* **AIM**:
Write out exactly, please, every line from the beginning of the entries to the line holding "(title) at (17,8)", and no pictures.

[Stored data entries]
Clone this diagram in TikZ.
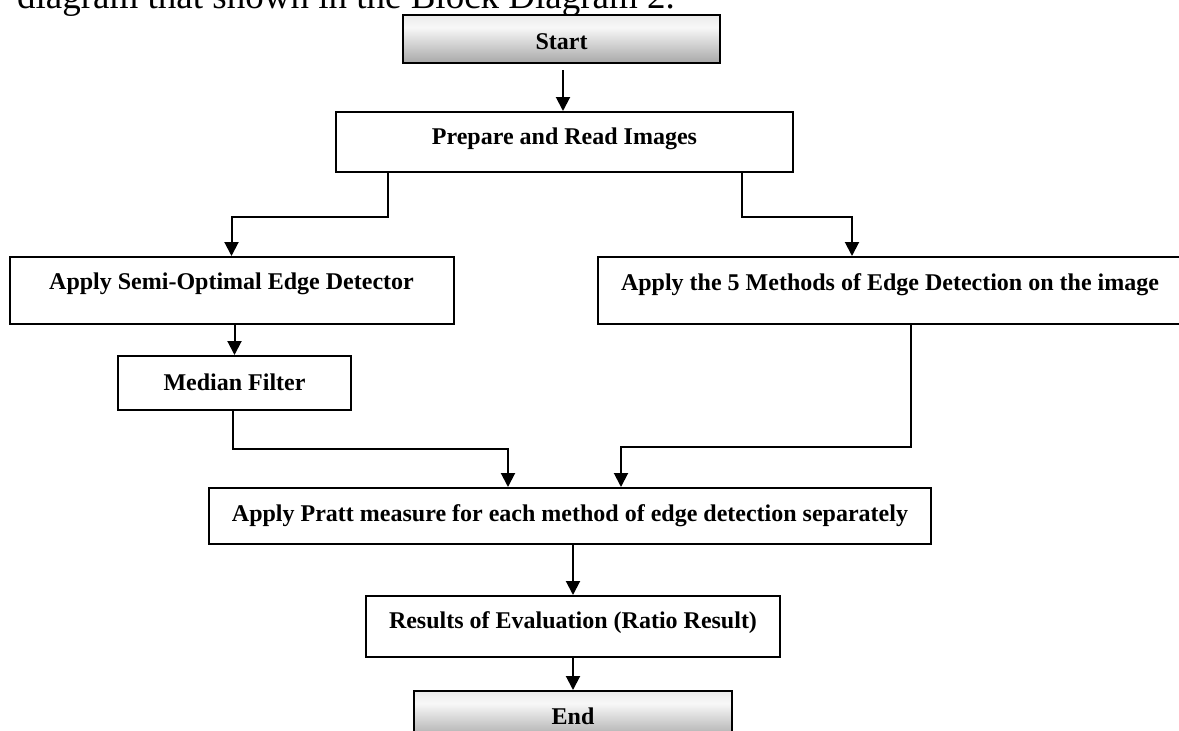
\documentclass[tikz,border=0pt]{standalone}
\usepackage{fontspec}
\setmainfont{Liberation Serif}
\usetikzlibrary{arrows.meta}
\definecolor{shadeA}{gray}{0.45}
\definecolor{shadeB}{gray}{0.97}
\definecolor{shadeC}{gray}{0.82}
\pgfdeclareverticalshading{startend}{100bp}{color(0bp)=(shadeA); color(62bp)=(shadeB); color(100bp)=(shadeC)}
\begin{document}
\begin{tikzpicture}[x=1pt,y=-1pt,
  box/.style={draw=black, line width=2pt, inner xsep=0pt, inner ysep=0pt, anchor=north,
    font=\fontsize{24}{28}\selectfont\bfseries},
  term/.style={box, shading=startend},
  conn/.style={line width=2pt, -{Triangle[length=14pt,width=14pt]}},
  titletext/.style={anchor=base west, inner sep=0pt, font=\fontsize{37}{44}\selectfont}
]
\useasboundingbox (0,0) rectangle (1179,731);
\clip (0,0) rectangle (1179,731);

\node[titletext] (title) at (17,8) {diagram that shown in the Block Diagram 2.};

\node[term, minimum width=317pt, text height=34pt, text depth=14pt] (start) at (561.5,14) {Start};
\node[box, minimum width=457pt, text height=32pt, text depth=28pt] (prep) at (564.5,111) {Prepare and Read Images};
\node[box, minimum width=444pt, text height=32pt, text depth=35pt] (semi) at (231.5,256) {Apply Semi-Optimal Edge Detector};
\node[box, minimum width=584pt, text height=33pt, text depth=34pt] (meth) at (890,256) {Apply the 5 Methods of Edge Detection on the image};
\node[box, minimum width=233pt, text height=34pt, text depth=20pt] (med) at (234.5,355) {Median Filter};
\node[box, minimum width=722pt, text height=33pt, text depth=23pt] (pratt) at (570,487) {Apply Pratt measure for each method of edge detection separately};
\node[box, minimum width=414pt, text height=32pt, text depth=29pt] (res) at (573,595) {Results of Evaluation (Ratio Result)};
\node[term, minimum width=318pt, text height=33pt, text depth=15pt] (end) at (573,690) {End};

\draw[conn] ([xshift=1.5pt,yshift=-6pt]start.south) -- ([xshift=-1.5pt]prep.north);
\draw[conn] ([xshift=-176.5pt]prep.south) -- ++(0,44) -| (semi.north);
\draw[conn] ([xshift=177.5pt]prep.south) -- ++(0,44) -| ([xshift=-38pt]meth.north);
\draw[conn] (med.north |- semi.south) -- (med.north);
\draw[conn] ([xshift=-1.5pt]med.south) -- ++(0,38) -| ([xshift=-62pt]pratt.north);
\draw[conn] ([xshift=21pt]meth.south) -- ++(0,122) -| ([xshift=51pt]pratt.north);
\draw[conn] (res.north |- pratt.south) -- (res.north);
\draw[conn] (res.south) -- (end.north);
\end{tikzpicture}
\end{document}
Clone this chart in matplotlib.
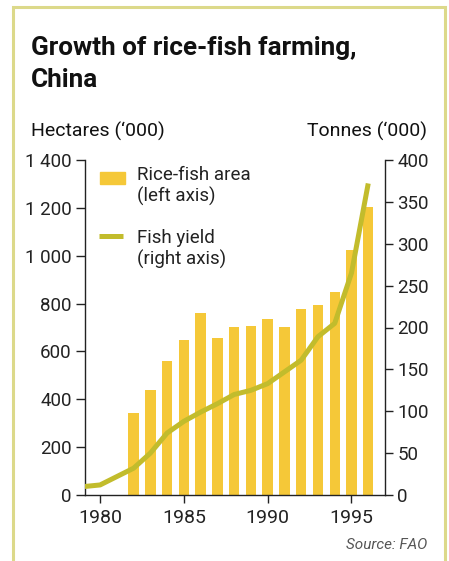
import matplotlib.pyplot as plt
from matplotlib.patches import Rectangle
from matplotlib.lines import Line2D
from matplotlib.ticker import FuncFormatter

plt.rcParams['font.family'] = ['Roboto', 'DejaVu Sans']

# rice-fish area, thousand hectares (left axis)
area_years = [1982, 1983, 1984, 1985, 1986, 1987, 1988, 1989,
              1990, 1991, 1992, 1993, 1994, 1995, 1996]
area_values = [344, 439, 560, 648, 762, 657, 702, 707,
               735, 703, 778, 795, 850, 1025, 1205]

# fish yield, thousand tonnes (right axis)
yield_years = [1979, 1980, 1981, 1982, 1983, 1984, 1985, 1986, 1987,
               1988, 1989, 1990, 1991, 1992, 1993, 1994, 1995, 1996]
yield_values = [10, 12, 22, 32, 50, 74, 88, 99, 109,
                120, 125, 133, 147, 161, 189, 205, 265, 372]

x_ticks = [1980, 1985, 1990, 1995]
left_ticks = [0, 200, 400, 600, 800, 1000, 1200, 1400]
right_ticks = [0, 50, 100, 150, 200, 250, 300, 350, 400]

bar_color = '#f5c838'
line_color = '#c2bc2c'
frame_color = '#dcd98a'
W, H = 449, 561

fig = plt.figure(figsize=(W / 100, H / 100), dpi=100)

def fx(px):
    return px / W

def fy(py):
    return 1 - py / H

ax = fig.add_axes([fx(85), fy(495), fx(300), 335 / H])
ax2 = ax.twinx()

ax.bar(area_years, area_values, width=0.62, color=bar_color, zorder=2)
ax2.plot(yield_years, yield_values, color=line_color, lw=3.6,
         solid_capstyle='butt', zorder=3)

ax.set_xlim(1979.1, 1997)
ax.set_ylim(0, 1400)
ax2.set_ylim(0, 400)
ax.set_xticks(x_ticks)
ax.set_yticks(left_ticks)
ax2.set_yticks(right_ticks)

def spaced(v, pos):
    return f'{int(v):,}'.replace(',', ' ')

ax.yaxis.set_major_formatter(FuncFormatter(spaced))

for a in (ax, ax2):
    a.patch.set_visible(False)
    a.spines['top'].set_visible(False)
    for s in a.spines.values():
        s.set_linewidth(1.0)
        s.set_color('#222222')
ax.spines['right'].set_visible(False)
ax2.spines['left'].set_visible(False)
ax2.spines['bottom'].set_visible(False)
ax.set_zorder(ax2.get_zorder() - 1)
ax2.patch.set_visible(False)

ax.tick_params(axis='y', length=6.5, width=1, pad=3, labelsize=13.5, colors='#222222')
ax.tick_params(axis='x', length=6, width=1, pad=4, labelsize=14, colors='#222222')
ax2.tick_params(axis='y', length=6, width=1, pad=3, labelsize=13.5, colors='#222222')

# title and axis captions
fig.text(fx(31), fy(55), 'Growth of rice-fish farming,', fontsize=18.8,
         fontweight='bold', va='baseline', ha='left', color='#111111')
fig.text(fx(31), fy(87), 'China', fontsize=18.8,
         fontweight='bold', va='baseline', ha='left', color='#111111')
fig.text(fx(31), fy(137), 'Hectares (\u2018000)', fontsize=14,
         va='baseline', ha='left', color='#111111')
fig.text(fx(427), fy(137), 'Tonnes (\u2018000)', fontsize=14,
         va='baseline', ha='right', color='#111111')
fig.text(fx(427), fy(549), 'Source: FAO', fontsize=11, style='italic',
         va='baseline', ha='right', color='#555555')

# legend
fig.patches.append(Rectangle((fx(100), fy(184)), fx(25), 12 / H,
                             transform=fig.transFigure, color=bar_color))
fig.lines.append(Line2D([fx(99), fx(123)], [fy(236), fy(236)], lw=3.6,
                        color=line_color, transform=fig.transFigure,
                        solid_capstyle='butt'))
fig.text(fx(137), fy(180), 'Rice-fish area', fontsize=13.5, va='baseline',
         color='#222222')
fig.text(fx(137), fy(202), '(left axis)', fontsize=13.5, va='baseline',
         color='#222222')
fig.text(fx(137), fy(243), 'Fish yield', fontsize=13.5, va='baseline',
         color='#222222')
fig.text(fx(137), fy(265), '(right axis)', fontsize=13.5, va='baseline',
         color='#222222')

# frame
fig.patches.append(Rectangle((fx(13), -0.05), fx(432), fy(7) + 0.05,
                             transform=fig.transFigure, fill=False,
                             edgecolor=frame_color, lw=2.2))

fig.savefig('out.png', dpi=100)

* **SOLUTION**:
Clone this diagram in TikZ.
\documentclass[tikz,border=0pt]{standalone}
\usepackage{fontspec}
\setmainfont{Liberation Serif}
\usetikzlibrary{arrows.meta}
\definecolor{shadeA}{gray}{0.45}
\definecolor{shadeB}{gray}{0.97}
\definecolor{shadeC}{gray}{0.82}
\pgfdeclareverticalshading{startend}{100bp}{color(0bp)=(shadeA); color(62bp)=(shadeB); color(100bp)=(shadeC)}
\begin{document}
\begin{tikzpicture}[x=1pt,y=-1pt,
  box/.style={draw=black, line width=2pt, inner xsep=0pt, inner ysep=0pt, anchor=north,
    font=\fontsize{24}{28}\selectfont\bfseries},
  term/.style={box, shading=startend},
  conn/.style={line width=2pt, -{Triangle[length=14pt,width=14pt]}},
  titletext/.style={anchor=base west, inner sep=0pt, font=\fontsize{37}{44}\selectfont}
]
\useasboundingbox (0,0) rectangle (1179,731);
\clip (0,0) rectangle (1179,731);

\node[titletext] (title) at (17,8) {diagram that shown in the Block Diagram 2.};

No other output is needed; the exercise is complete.